If the reader would prefer not to be enlightened on that particular topic (and believe me I would totally understand) then let me just summarize and say that Meghan seems to think the unholy nexus of Secret Service coverage, incessant media scrutiny and general post-election weirdness have all come together to have a severe dampening effect on her attempts to get her freak on. And while I have no doubt that her dreams of a multi-orgasmic Saturday night (or Friday night. Or Thursday night. Or Monday afternoon, for that matter) have been adversely affected, I would submit that it's due less in part to the aforementioned inconveniences, and more to the fact that she is the daughter of a supremely creepy, loathsome old geezer and a poorly-constructed Cylon skinjob.

In fact Cindy McCain has always made me think of what the first Cylon skinjobs must have looked like when they were built long ago on pre-nuclear-attack Caprica, before their creators got serious about quality control. I can imagine the scientists looking at her rolling off the assembly line and saying, "Whoa - this one doesn't look right, what the hell happened?" or "This one isn't going to fool anybody." It is against this unenviable backdrop of an icon of overwhelming creepiness and the genetic equivalent of a cheap Gucci knock-off that Meghan McCain finds herself trying to make sense of the nuclear wasteland of her social life. I was going to say "sex life" instead of "social life" but doing so would tie that concept back to a member of the McCain family, and I still cannot bring myself to do such a thing.
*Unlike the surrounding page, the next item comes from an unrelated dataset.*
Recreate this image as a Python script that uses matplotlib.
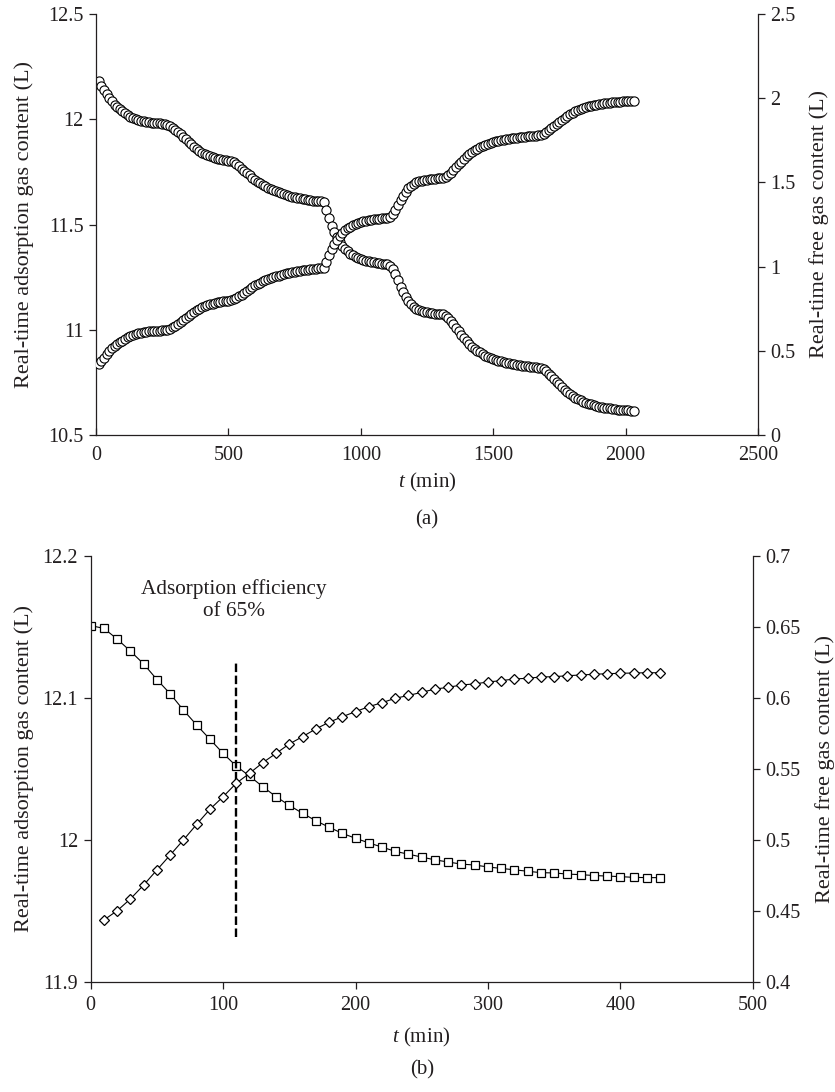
import numpy as np
import matplotlib
matplotlib.use("Agg")
import matplotlib.pyplot as plt
from matplotlib.ticker import FuncFormatter, MultipleLocator

plt.rcParams['font.family'] = ['Liberation Serif', 'DejaVu Serif']
plt.rcParams['mathtext.fontset'] = 'custom'
plt.rcParams['mathtext.it'] = 'Liberation Serif:italic'
plt.rcParams['mathtext.rm'] = 'Liberation Serif'
TXT = '#231f20'
FS = 14.5
FS_LAB = 16
FS_X = 15

# ---------------- panel (a) data ----------------
t_a = np.arange(10, 2031, 10)
ads_a = [
    12.18, 12.16, 12.14, 12.12, 12.10, 12.085, 12.07, 12.06, 12.05, 12.04,
    12.03, 12.02, 12.012, 12.005, 12.0, 11.996, 11.993, 11.99, 11.987, 11.985,
    11.983, 11.982, 11.981, 11.98, 11.979, 11.978, 11.975, 11.97, 11.96, 11.95,
    11.94, 11.93, 11.918, 11.906, 11.894, 11.882, 11.87, 11.86, 11.85, 11.842,
    11.835, 11.829, 11.824, 11.82, 11.816, 11.813, 11.81, 11.807, 11.805, 11.803,
    11.80, 11.795, 11.787, 11.777, 11.766, 11.755, 11.744, 11.733, 11.722, 11.712,
    11.703, 11.695, 11.688, 11.681, 11.675, 11.669, 11.663, 11.658, 11.653, 11.648,
    11.644, 11.64, 11.636, 11.633, 11.63, 11.627, 11.625, 11.622, 11.62, 11.618,
    11.616, 11.614, 11.613, 11.611, 11.61, 11.607, 11.57, 11.53, 11.495, 11.465,
    11.44, 11.418, 11.40, 11.385, 11.372, 11.362, 11.354, 11.347, 11.341, 11.336,
    11.332, 11.328, 11.325, 11.322, 11.32, 11.318, 11.316, 11.314, 11.312, 11.31,
    11.305, 11.29, 11.265, 11.235, 11.205, 11.178, 11.155, 11.136, 11.12, 11.108,
    11.10, 11.094, 11.09, 11.086, 11.083, 11.081, 11.079, 11.077, 11.076, 11.074,
    11.073, 11.066, 11.055, 11.042, 11.027, 11.01, 10.993, 10.976, 10.96, 10.945,
    10.932, 10.92, 10.909, 10.9, 10.892, 10.884, 10.877, 10.871, 10.866, 10.861,
    10.857, 10.853, 10.85, 10.847, 10.844, 10.841, 10.838, 10.836, 10.834, 10.832,
    10.83, 10.828, 10.826, 10.825, 10.823, 10.822, 10.82, 10.818, 10.812, 10.802,
    10.79, 10.778, 10.765, 10.752, 10.74, 10.728, 10.716, 10.705, 10.695, 10.686,
    10.678, 10.671, 10.665, 10.659, 10.654, 10.649, 10.645, 10.641, 10.638, 10.635,
    10.632, 10.63, 10.628, 10.626, 10.624, 10.622, 10.621, 10.62, 10.619, 10.618,
    10.617, 10.616, 10.616,
]
free_a = [
    0.42, 0.44, 0.46, 0.48, 0.50, 0.515, 0.53, 0.54, 0.55, 0.56,
    0.57, 0.58, 0.588, 0.595, 0.60, 0.604, 0.607, 0.61, 0.613, 0.615,
    0.617, 0.618, 0.619, 0.62, 0.621, 0.622, 0.625, 0.63, 0.64, 0.65,
    0.66, 0.67, 0.682, 0.694, 0.706, 0.718, 0.73, 0.74, 0.75, 0.758,
    0.765, 0.771, 0.776, 0.78, 0.784, 0.787, 0.79, 0.793, 0.795, 0.797,
    0.80, 0.805, 0.813, 0.823, 0.834, 0.845, 0.856, 0.867, 0.878, 0.888,
    0.897, 0.905, 0.912, 0.919, 0.925, 0.931, 0.937, 0.942, 0.947, 0.952,
    0.956, 0.96, 0.964, 0.967, 0.97, 0.973, 0.975, 0.978, 0.98, 0.982,
    0.984, 0.986, 0.987, 0.989, 0.99, 0.993, 1.03, 1.07, 1.105, 1.135,
    1.16, 1.182, 1.20, 1.215, 1.228, 1.238, 1.246, 1.253, 1.259, 1.264,
    1.268, 1.272, 1.275, 1.278, 1.28, 1.282, 1.284, 1.286, 1.288, 1.29,
    1.295, 1.31, 1.335, 1.365, 1.395, 1.422, 1.445, 1.464, 1.48, 1.492,
    1.50, 1.506, 1.51, 1.514, 1.517, 1.519, 1.521, 1.523, 1.524, 1.526,
    1.527, 1.534, 1.545, 1.558, 1.573, 1.59, 1.607, 1.624, 1.64, 1.655,
    1.668, 1.68, 1.691, 1.70, 1.708, 1.716, 1.723, 1.729, 1.734, 1.739,
    1.743, 1.747, 1.75, 1.753, 1.756, 1.759, 1.762, 1.764, 1.766, 1.768,
    1.77, 1.772, 1.774, 1.775, 1.777, 1.778, 1.78, 1.782, 1.788, 1.798,
    1.81, 1.822, 1.835, 1.848, 1.86, 1.872, 1.884, 1.895, 1.905, 1.914,
    1.922, 1.929, 1.935, 1.941, 1.946, 1.951, 1.955, 1.959, 1.962, 1.965,
    1.968, 1.97, 1.972, 1.974, 1.976, 1.978, 1.979, 1.98, 1.981, 1.982,
    1.983, 1.984, 1.984,
]

# ---------------- panel (b) data ----------------
t_b_ads = np.arange(0, 431, 10)
ads_b = [
    12.151, 12.149, 12.1415, 12.133, 12.124, 12.113, 12.103, 12.0915, 12.081, 12.071,
    12.061, 12.052, 12.045, 12.0375, 12.0305, 12.0244, 12.0188, 12.0136, 12.009, 12.0047,
    12.0012, 11.998, 11.995, 11.992, 11.990, 11.988, 11.986, 11.9845, 11.983, 11.9824,
    11.981, 11.980, 11.979, 11.978, 11.977, 11.9768, 11.976, 11.9756, 11.975, 11.9746,
    11.9742, 11.9737, 11.9735, 11.9735,
]
t_b_free = np.arange(10, 431, 10)
free_b = [
    0.4437, 0.4502, 0.4585, 0.4683, 0.4789, 0.4894, 0.500, 0.511, 0.5216, 0.5305,
    0.540, 0.547, 0.5545, 0.561, 0.5676, 0.5728, 0.5782, 0.5829, 0.5868, 0.5904,
    0.5939, 0.5967, 0.5998, 0.6018, 0.604, 0.6063, 0.6075, 0.6092, 0.6099, 0.6113,
    0.6122, 0.6134, 0.6139, 0.6148, 0.615, 0.6157, 0.6162, 0.6167, 0.6171, 0.6174,
    0.6176, 0.6178, 0.6178,
]
eff_t = 110
eff_ymin, eff_ymax = 11.932, 12.126
eff_label = "Adsorption efficiency\nof 65%"

ylab_left = "Real-time adsorption gas content (L)"
ylab_right = "Real-time free gas content (L)"

fmt = FuncFormatter(lambda v, p: '%g' % round(v, 4))

fig = plt.figure(figsize=(8.35, 10.92), dpi=100)


def style(ax, axr, xdir):
    for a in (ax, axr):
        a.spines['top'].set_visible(False)
        for s in a.spines.values():
            s.set_color(TXT)
            s.set_linewidth(0.9)
    ax.spines['right'].set_visible(False)
    axr.spines['left'].set_visible(False)
    axr.spines['bottom'].set_visible(False)
    ax.tick_params(axis='x', direction=xdir, length=5, width=0.9, colors=TXT,
                   labelsize=FS, pad=8 if xdir == 'in' else 5)
    ax.tick_params(axis='y', direction='out', length=5, width=0.9, colors=TXT,
                   labelsize=FS, pad=4)
    axr.tick_params(axis='y', direction='out', length=5, width=0.9, colors=TXT,
                    labelsize=FS, pad=4)
    for a in (ax, axr):
        a.xaxis.set_major_formatter(fmt)
        a.yaxis.set_major_formatter(fmt)


# ---- (a) ----
ax1 = fig.add_axes([96 / 835, 1 - 435 / 1092, 662 / 835, 421 / 1092])
ax1r = ax1.twinx()
ax1.plot(t_a, ads_a, 'o', ms=6.6, mfc='white', mec='black', mew=0.8)
ax1r.plot(t_a, free_a, 'o', ms=6.6, mfc='white', mec='black', mew=0.8)
ax1.set_xlim(0, 2500)
ax1.set_ylim(10.5, 12.5)
ax1r.set_ylim(0, 2.5)
ax1.xaxis.set_major_locator(MultipleLocator(500))
ax1.yaxis.set_major_locator(MultipleLocator(0.5))
ax1r.yaxis.set_major_locator(MultipleLocator(0.5))
style(ax1, ax1r, 'in')
ax1.set_xlabel(r'$t$ (min)', fontsize=FS_X, color=TXT)
ax1.xaxis.set_label_coords(0.5, -0.086)
ax1.set_ylabel(ylab_left, fontsize=FS_LAB, color=TXT)
ax1.yaxis.set_label_coords(-0.093, 0.5)
ax1r.set_ylabel(ylab_right, fontsize=FS_LAB, color=TXT)
ax1r.yaxis.set_label_coords(1.077, 0.5)
fig.text(427 / 835, 1 - 520 / 1092, '(a)', ha='center', va='center',
         fontsize=FS_X, color=TXT)

# ---- (b) ----
ax2 = fig.add_axes([90.7 / 835, 1 - 982 / 1092, 662 / 835, 426 / 1092])
ax2r = ax2.twinx()
ax2.plot(t_b_ads, ads_b, '-s', color='black', lw=0.8, ms=5.4, mfc='white',
         mec='black', mew=0.9)
ax2r.plot(t_b_free, free_b, '-D', color='black', lw=0.8, ms=4.8, mfc='white',
          mec='black', mew=0.9)
ax2.vlines(eff_t, eff_ymin, eff_ymax, colors='black', linewidth=1.7,
           linestyles=(0, (3.6, 1.5)))
ax2.text(108, 12.169, eff_label, ha='center', va='center', fontsize=15.3,
         color=TXT, linespacing=1.2)
ax2.set_xlim(0, 500)
ax2.set_ylim(11.9, 12.2)
ax2r.set_ylim(0.4, 0.7)
ax2.xaxis.set_major_locator(MultipleLocator(100))
ax2.yaxis.set_major_locator(MultipleLocator(0.1))
ax2r.yaxis.set_major_locator(MultipleLocator(0.05))
style(ax2, ax2r, 'out')
ax2.set_xlabel(r'$t$ (min)', fontsize=FS_X, color=TXT)
ax2.xaxis.set_label_coords(0.5, -0.103)
ax2.set_ylabel(ylab_left, fontsize=FS_LAB, color=TXT)
ax2.yaxis.set_label_coords(-0.085, 0.5)
ax2r.set_ylabel(ylab_right, fontsize=FS_LAB, color=TXT)
ax2r.yaxis.set_label_coords(1.094, 0.5)
fig.text(422 / 835, 1 - 1070 / 1092, '(b)', ha='center', va='center',
         fontsize=FS_X, color=TXT)

fig.savefig('out.png', dpi=100)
Not to say that I'm completely unsympathetic to young Ms. McCain, not at all. Back when I was her age I too was relentlessly bemoaning the fact that I wasn't getting laid every twenty minutes. Now, not so much. Also, you can't entirely blame the child for the fact that their parents are completely and utterly repellent and vile. Just because you're related to someone doesn't mean you're responsible for them and have to continually apologize for their general ickiness, I know that from my own freak-show of a family. To her credit, Meghan did have some unpleasant, if totally accurate, things to say about the execrable Ann Coulter, whose very existence continues to be a festering canker-sore on the butt of humanity. You can read that lovely little screed (and it is worth reading) here:

http://politicalticker.blogs.cnn.com/2009/03/09/meghan-mccain-calls-ann-coulter-offensive-and-insulting/#more-43042

If all this indicates to you that I have way too much time on my hands and I should be worried about more important things, then I am guilty as charged. However, as our economy wiggles its toes over the edge of the abyss, it would give me a modicum of comfort if I knew that John McCain's daughter would have it off, at least once more, with some unwitting and slightly disinterested sperm donor.